For most of my life, I assumed I was the only Matthew Baise in the United States. Then, four years ago, I received an e-mail from a man who claimed to be my father.
"Son, I'm sorry I deserted you and your mother 10 years ago. I just wanted to see how you guys were doing," the note said. More than a decade before, my father had died and my mother had concocted bizarre theories about him faking his death. When I read the e-mail, my palms went clammy and I stopped breathing.
I read on and realized that I was not the Matthew Baise he was after, even though I later found out that the other Matthew was about my age, was born in the same part of the country as I was and had even lived near Baltimore for a time, where I currently reside. Coupled with the rare last name, it was no wonder that so many people -- including collection agents, parole officers and absentee parents -- thought that I was their Matthew.
The father insisted on calling me at home one evening, as it had turned out I was distantly related. He wanted to find out more about my life and to probe for information on his missing son. My grandparents filled in the rest of the puzzle a few weeks later, and after they finished arguing about who married whom and how long an unrelated couple had been divorced, they confirmed that there was indeed another Matthew. We had a good laugh about it and I soon forgot the whole thing.
And that's the problem. These incidents of mistaken identity come far enough apart -- usually every six months or so -- that I tend to forget about them and get the crap scared out of me with each new episode. Like the parole officer who called and left a threatening message on my answering machine in the summer of 1999.
Coming home from work one day, I checked my machine to find a belligerent message that said I owed several thousand dollars and demanded that I call my parole officer. Having forgotten about the other Matthew, I freaked out and called the number. I tried to explain that they had the wrong guy, terrified that a SWAT team might come bursting into my apartment, "Cops" style. The humiliation. I don't even own a wife beater T-shirt.
After I managed to choke out my date of birth, middle name and Social Security number, the woman on the other end started to believe me. She told me that they had confused the two of us by simply looking up the name in the phone book. "I haven't ever heard that name before," she said. "Figured it had to be the same guy."

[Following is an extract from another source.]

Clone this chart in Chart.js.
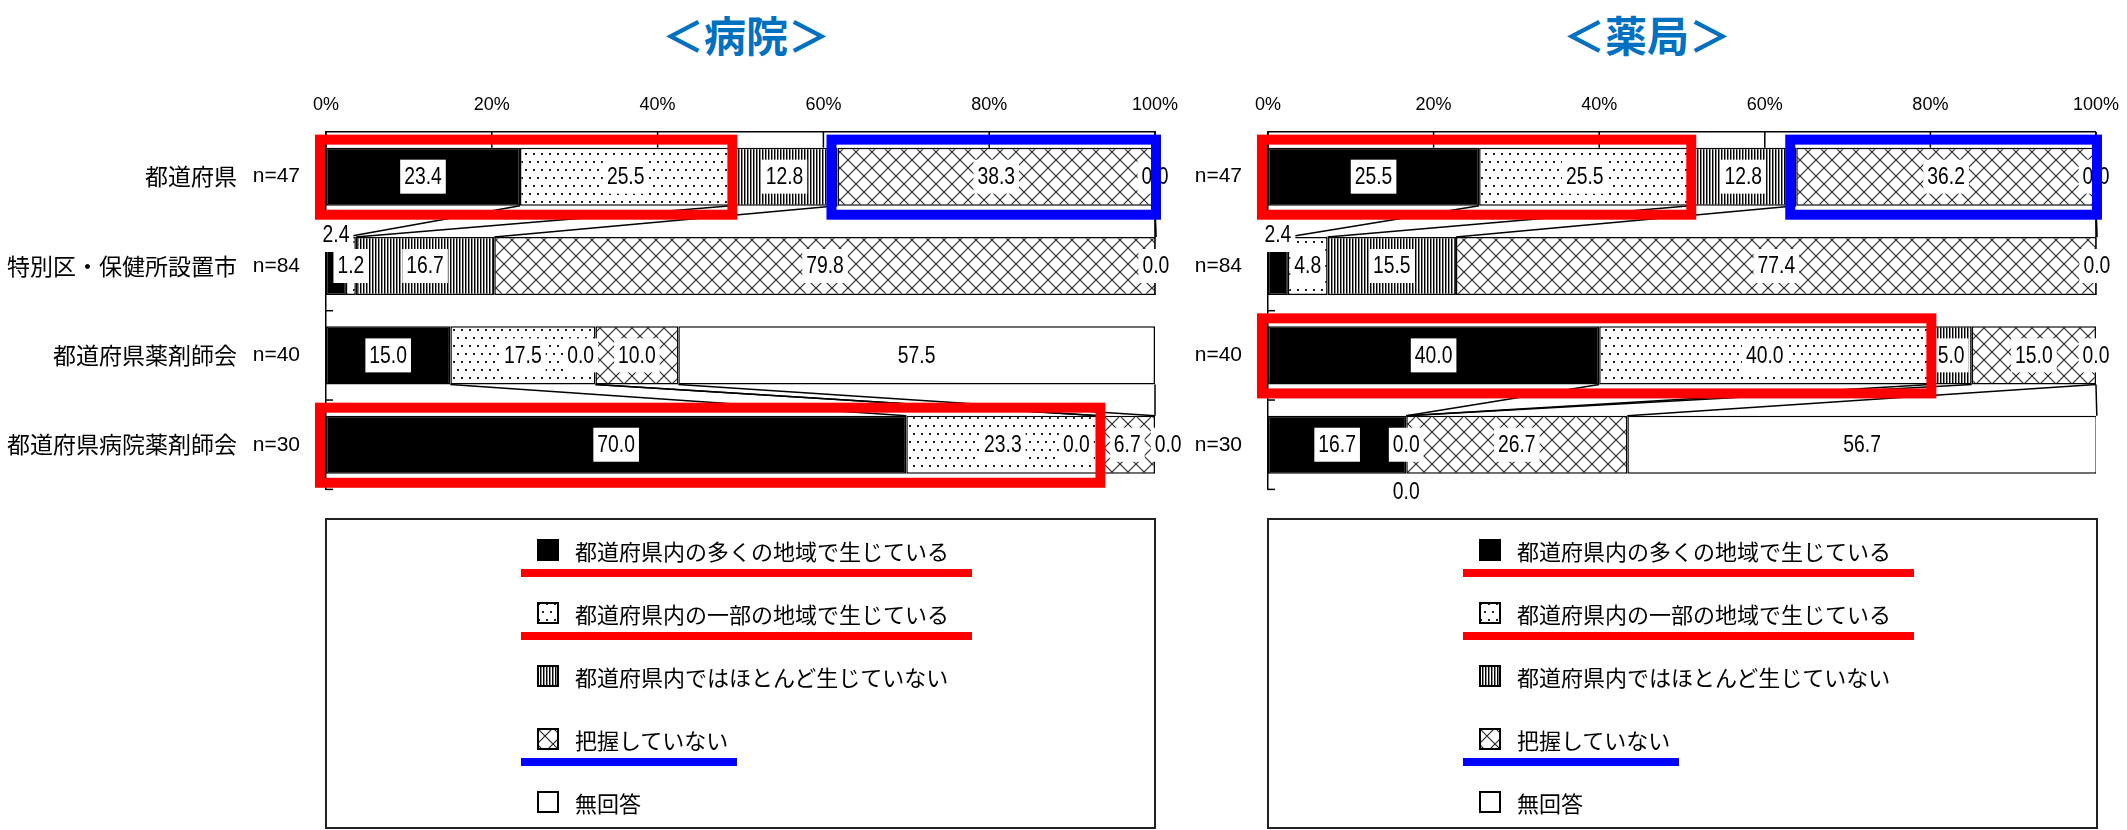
<!DOCTYPE html>
<html lang="ja">
<head>
<meta charset="UTF-8">
<title>病院・薬局</title>
<script src="https://cdn.jsdelivr.net/npm/chart.js@4.4.1/dist/chart.umd.min.js"></script>
<style>
  body { margin:0; background:#fff; width:2127px; height:830px; overflow:hidden; position:relative; font-family:'Noto Sans CJK JP', sans-serif; }
  .titulo { position:absolute; top:9px; width:400px; text-align:center; font-size:42px; font-weight:bold; color:#0070C0; line-height:50px; }
  canvas.grafico { position:absolute; top:80px; }
  .leyenda { position:absolute; top:518px; width:831px; height:311px; border:2px solid #222; box-sizing:border-box; }
  .item { position:absolute; left:210px; height:30px; display:flex; align-items:center; font-size:22px; color:#000; white-space:nowrap; }
  .item canvas { margin-right:16px; }
  .subraya { position:absolute; left:194px; height:8px; }
</style>
</head>
<body>
<div class="titulo" style="left:546px">＜病院＞</div>
<div class="titulo" style="left:1447px">＜薬局＞</div>

<canvas id="hospital" class="grafico" width="1195" height="440" style="left:0"></canvas>
<canvas id="pharmacy" class="grafico" width="967" height="440" style="left:1160px"></canvas>

<div class="leyenda" id="legHospital" style="left:325px"></div>
<div class="leyenda" id="legPharmacy" style="left:1267px"></div>

<script>
// datos
const rowLabels = ['都道府県', '特別区・保健所設置市', '都道府県薬剤師会', '都道府県病院薬剤師会'];
const nLabels = ['n=47', 'n=84', 'n=40', 'n=30'];
const seriesNames = ['都道府県内の多くの地域で生じている', '都道府県内の一部の地域で生じている', '都道府県内ではほとんど生じていない', '把握していない', '無回答'];
const xTickLabels = ['0%', '20%', '40%', '60%', '80%', '100%'];

const hospitalMany     = [23.4,  2.4, 15.0, 70.0];
const hospitalSome     = [25.5,  1.2, 17.5, 23.3];
const hospitalFew      = [12.8, 16.7,  0.0,  0.0];
const hospitalUnknown  = [38.3, 79.8, 10.0,  6.7];
const hospitalNoAnswer = [ 0.0,  0.0, 57.5,  0.0];

const pharmacyMany     = [25.5,  2.4, 40.0, 16.7];
const pharmacySome     = [25.5,  4.8, 40.0,  0.0];
const pharmacyFew      = [12.8, 15.5,  5.0,  0.0];
const pharmacyUnknown  = [36.2, 77.4, 15.0, 26.7];
const pharmacyNoAnswer = [ 0.0,  0.0,  0.0, 56.7];

// marcos rojos / azules (fila, primer y ultimo segmento)
const hospitalHighlights = [
  { row: 0, from: 0, to: 1, color: '#ff0000' },
  { row: 0, from: 3, to: 4, color: '#0000ff' },
  { row: 3, from: 0, to: 1, color: '#ff0000' }
];
const pharmacyHighlights = [
  { row: 0, from: 0, to: 1, color: '#ff0000' },
  { row: 0, from: 3, to: 4, color: '#0000ff' },
  { row: 2, from: 0, to: 1, color: '#ff0000' }
];
const connectorPairs = [[0, 1], [2, 3]];
// subrayado de la leyenda
const legendMarks = [
  { item: 0, color: '#ff0000', width: 451 },
  { item: 1, color: '#ff0000', width: 451 },
  { item: 3, color: '#0000ff', width: 216 }
];

const NUM_FONT = '"Liberation Sans", Arial, sans-serif';
const CJK_FONT = '"Noto Sans CJK JP", sans-serif';
const NUM_SIZE = 23;
const SQUEEZE = 0.84;   // los numeros del original son estrechos
const LABEL_H = 34;
const GAP = 16;
const GAP_RIGHT = 6;

// tramas
function makeTile(w, h, draw) {
  const c = document.createElement('canvas');
  c.width = w; c.height = h;
  const g = c.getContext('2d');
  g.fillStyle = '#fff';
  g.fillRect(0, 0, w, h);
  draw(g, w, h);
  return c;
}
const tiles = [
  null,
  makeTile(8, 16, g => { g.fillStyle = '#222'; g.fillRect(1, 1, 2, 2); g.fillRect(5, 9, 2, 2); }),
  makeTile(3, 4, g => { g.fillStyle = '#000'; g.fillRect(0, 0, 1, 4); g.fillStyle = '#888'; g.fillRect(1, 0, 1, 4); }),
  makeTile(16, 16, (g, w) => {
    g.strokeStyle = '#2a2a2a'; g.lineWidth = 1.2;
    g.beginPath();
    [-w, 0, w].forEach(d => {
      g.moveTo(d, 0); g.lineTo(d + w, w);
      g.moveTo(d + w, 0); g.lineTo(d, w);
    });
    g.stroke();
  }),
  null
];
function fillFor(ctx, k) {
  if (k === 0) return '#000';
  if (k === 4) return '#fff';
  return ctx.createPattern(tiles[k], 'repeat');
}

function barBox(chart, k, r) {
  const p = chart.getDatasetMeta(k).data[r].getProps(['x', 'y', 'base', 'height'], true);
  return { left: Math.min(p.x, p.base), right: Math.max(p.x, p.base), top: p.y - p.height / 2, bottom: p.y + p.height / 2, cy: p.y };
}

// posicion de las etiquetas de cada barra
function layoutLabels(chart, r, ctx) {
  const items = chart.data.datasets.map((ds, k) => {
    const b = barBox(chart, k, r);
    const v = ds.data[r];
    const text = v.toFixed(1);
    const w = ctx.measureText(text).width * SQUEEZE + 8;
    return { k, v, text, w, b, cx: (b.left + b.right) / 2, cy: b.cy, place: 'in' };
  });
  const first = items[0];
  if (first.v > 0 && first.b.right - first.b.left < first.w) {
    first.place = 'above';
    first.cy = first.b.top - 2;
  }
  items.forEach((it, i) => {
    if (it.v !== 0) return;
    const twin = items.slice(0, i).find(o => o.place === 'in' && o.v === 0 && Math.abs(o.cx - it.cx) < 1);
    if (twin) { it.place = 'below'; it.cy = it.b.bottom + LABEL_H / 2 + 1; }
  });
  const inside = items.filter(it => it.place === 'in');
  inside.forEach((it, i) => {
    if (it.v !== 0) return;
    const next = inside[i + 1], prev = inside[i - 1];
    if (next && it.cx + it.w / 2 + GAP > next.cx - next.w / 2) {
      it.cx = next.cx - next.w / 2 - GAP - it.w / 2;
    } else if (prev && it.cx - it.w / 2 - GAP_RIGHT < prev.cx + prev.w / 2) {
      it.cx = prev.cx + prev.w / 2 + GAP_RIGHT + it.w / 2;
    }
  });
  return items;
}

const decor = {
  id: 'decor',
  afterDatasetsDraw(chart, args, opts) {
    const ctx = chart.ctx, area = chart.chartArea, xs = chart.scales.x, ys = chart.scales.y;
    const line = (x1, y1, x2, y2) => { ctx.beginPath(); ctx.moveTo(x1, y1); ctx.lineTo(x2, y2); ctx.stroke(); };
    ctx.save();
    ctx.strokeStyle = '#000';
    ctx.lineWidth = 1.5;
    const top = barBox(chart, 0, 0);
    xs.ticks.forEach((t, i) => { const x = xs.getPixelForTick(i); line(x, area.top, x, top.top); });
    line(area.right, area.top, area.right, barBox(chart, 0, 1).bottom);
    for (let i = 1; i <= ys.ticks.length; i++) {
      const y = ys.getPixelForValue(i - 0.5);
      line(area.left, y, area.left + 7, y);
    }
    // lineas de serie
    opts.pairs.forEach(([a, b]) => {
      chart.data.datasets.forEach((ds, k) => {
        const A = barBox(chart, k, a), B = barBox(chart, k, b);
        line(A.right, A.bottom, B.right, B.top);
      });
    });
    // etiquetas
    ctx.font = NUM_SIZE + 'px ' + NUM_FONT;
    ctx.textAlign = 'center';
    ctx.textBaseline = 'middle';
    chart.data.labels.forEach((lab, r) => {
      layoutLabels(chart, r, ctx).forEach(it => {
        ctx.fillStyle = '#fff';
        ctx.fillRect(it.cx - it.w / 2, it.cy - LABEL_H / 2, it.w, LABEL_H);
        ctx.fillStyle = '#000';
        ctx.save();
        ctx.translate(it.cx, it.cy + 1);
        ctx.scale(SQUEEZE, 1);
        ctx.fillText(it.text, 0, 0);
        ctx.restore();
      });
    });
    // marcos
    ctx.lineWidth = 10;
    opts.highlights.forEach(h => {
      const s = barBox(chart, h.from, h.row), e = barBox(chart, h.to, h.row);
      const x0 = s.left - 6, x1 = e.right + 1, y0 = s.top - 8, y1 = s.bottom + 9;
      ctx.strokeStyle = h.color;
      ctx.strokeRect(x0, y0, x1 - x0, y1 - y0);
    });
    ctx.restore();
  }
};

function buildChart(id, series, highlights, nWidth, nameWidth, padRight) {
  const ctx = document.getElementById(id).getContext('2d');
  const scales = {
    x: {
      position: 'top', stacked: true, min: 0, max: 100,
      grid: { display: false },
      border: { display: true, color: '#000', width: 1.5 },
      ticks: { stepSize: 20, padding: 8, color: '#000', font: { family: NUM_FONT, size: 18 }, callback: (v, i) => xTickLabels[i] },
      afterFit: s => { s.height = 52; }
    },
    y: {
      type: 'category', position: 'left', stacked: true, offset: true, weight: 0,
      grid: { display: false },
      border: { display: true, color: '#000', width: 1.5 },
      ticks: { padding: 18, color: '#000', font: { family: NUM_FONT, size: 21 } },
      afterFit: s => { s.width = nWidth; }
    }
  };
  if (nameWidth) {
    scales.yName = {
      type: 'category', position: 'left', labels: rowLabels, offset: true, weight: 1,
      grid: { display: false },
      border: { display: false },
      ticks: { padding: 1, color: '#000', font: { family: CJK_FONT, size: 23 } },
      afterFit: s => { s.width = nameWidth; }
    };
  }
  return new Chart(ctx, {
    type: 'bar',
    data: {
      labels: nLabels,
      datasets: series.map((arr, k) => ({
        label: seriesNames[k],
        data: arr,
        backgroundColor: fillFor(ctx, k),
        borderColor: '#000',
        borderWidth: 1.5,
        borderSkipped: false,
        barPercentage: 0.65,
        categoryPercentage: 1,
        yAxisID: 'y'
      }))
    },
    options: {
      indexAxis: 'y',
      responsive: false,
      animation: false,
      layout: { padding: { left: 0, right: padRight, top: 0, bottom: 30 } },
      plugins: {
        legend: { display: false },
        tooltip: { enabled: false },
        decor: { pairs: connectorPairs, highlights: highlights }
      },
      scales: scales
    },
    plugins: [decor]
  });
}

buildChart('hospital', [hospitalMany, hospitalSome, hospitalFew, hospitalUnknown, hospitalNoAnswer], hospitalHighlights, 80, 246, 40);
buildChart('pharmacy', [pharmacyMany, pharmacySome, pharmacyFew, pharmacyUnknown, pharmacyNoAnswer], pharmacyHighlights, 108, 0, 28);

// leyendas
function buildLegend(id) {
  const box = document.getElementById(id);
  seriesNames.forEach((name, k) => {
    const cy = 30 + 63 * k;
    const row = document.createElement('div');
    row.className = 'item';
    row.style.top = (cy - 15) + 'px';
    const sw = document.createElement('canvas');
    sw.width = 22; sw.height = 22;
    const g = sw.getContext('2d');
    g.fillStyle = fillFor(g, k);
    g.fillRect(0, 0, 22, 22);
    g.strokeStyle = '#000'; g.lineWidth = 2;
    g.strokeRect(1, 1, 20, 20);
    row.appendChild(sw);
    const tx = document.createElement('span');
    tx.textContent = name;
    row.appendChild(tx);
    box.appendChild(row);
  });
  legendMarks.forEach(m => {
    const u = document.createElement('div');
    u.className = 'subraya';
    u.style.top = (30 + 63 * m.item + 23 - 4) + 'px';
    u.style.width = m.width + 'px';
    u.style.background = m.color;
    box.appendChild(u);
  });
}
buildLegend('legHospital');
buildLegend('legPharmacy');
</script>
</body>
</html>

The least threatening of these episodes came about a year ago when a woman who had been friends with my evil twin's mother called me, hoping to reach the mother through the son. I explained who I was and what I knew about the other Matthew and, in a moment of empty-headed bravado, told her to pass along a message to my cousin that if I ever met him, I'd "put my foot in his ass" for all the trouble he'd caused me. In hindsight, I wish I hadn't said that. He probably owns guns, some of which he's given names to.
I can always tell when a collections agency has me in its sights. For weeks, sometimes months, I'll come home to hang-ups on my answering machine. This will continue until I'm finally at home to answer the call. When the collections agent starts his or her tirade, sometimes I get frustrated and start yelling about how it's not me, that they've got the wrong guy. The profanity that passes between us is liberal, profuse and vivid. But some are nicer, like the agent I talked with at length about my predicament. We even made fun of the misfortunes of the other Matthew -- I guess to displace her anxiety about not being able to find him and mine about being constantly mistaken for him.
My co-workers and friends are in on the joke. I always share the latest case of mistaken identity with them so they can have a laugh at my expense. The "Fight Club" jokes started soon after the movie came out, that maybe this Matthew K. Baise was my Tyler Durden and I would wake up to find a dead hooker stashed under my bed.
My boss asked me once if I wanted to meet the other Matthew. I told him that it was unlikely I could find him, given that so many professional trackers kept coming up empty-handed. But even if I could, I don't know that I would want to. There's something vaguely unsettling about the prospect. I think back to my adolescence and early adulthood and all the bad choices I made and lucky breaks I got. I don't know if I want to meet a parallel universe version of me who works at Dunkin' Donuts and stays just ahead of illicit debt and parole officers by moving from state to state. He's probably scared all the time.
This week I received a notice from the state of Maryland that I owe almost $4,000 to its Central Collection Unit. In the next few days I will pick up the phone and try to convince a complete stranger, once again, that he or she has the wrong guy. I'm not that Matthew Baise.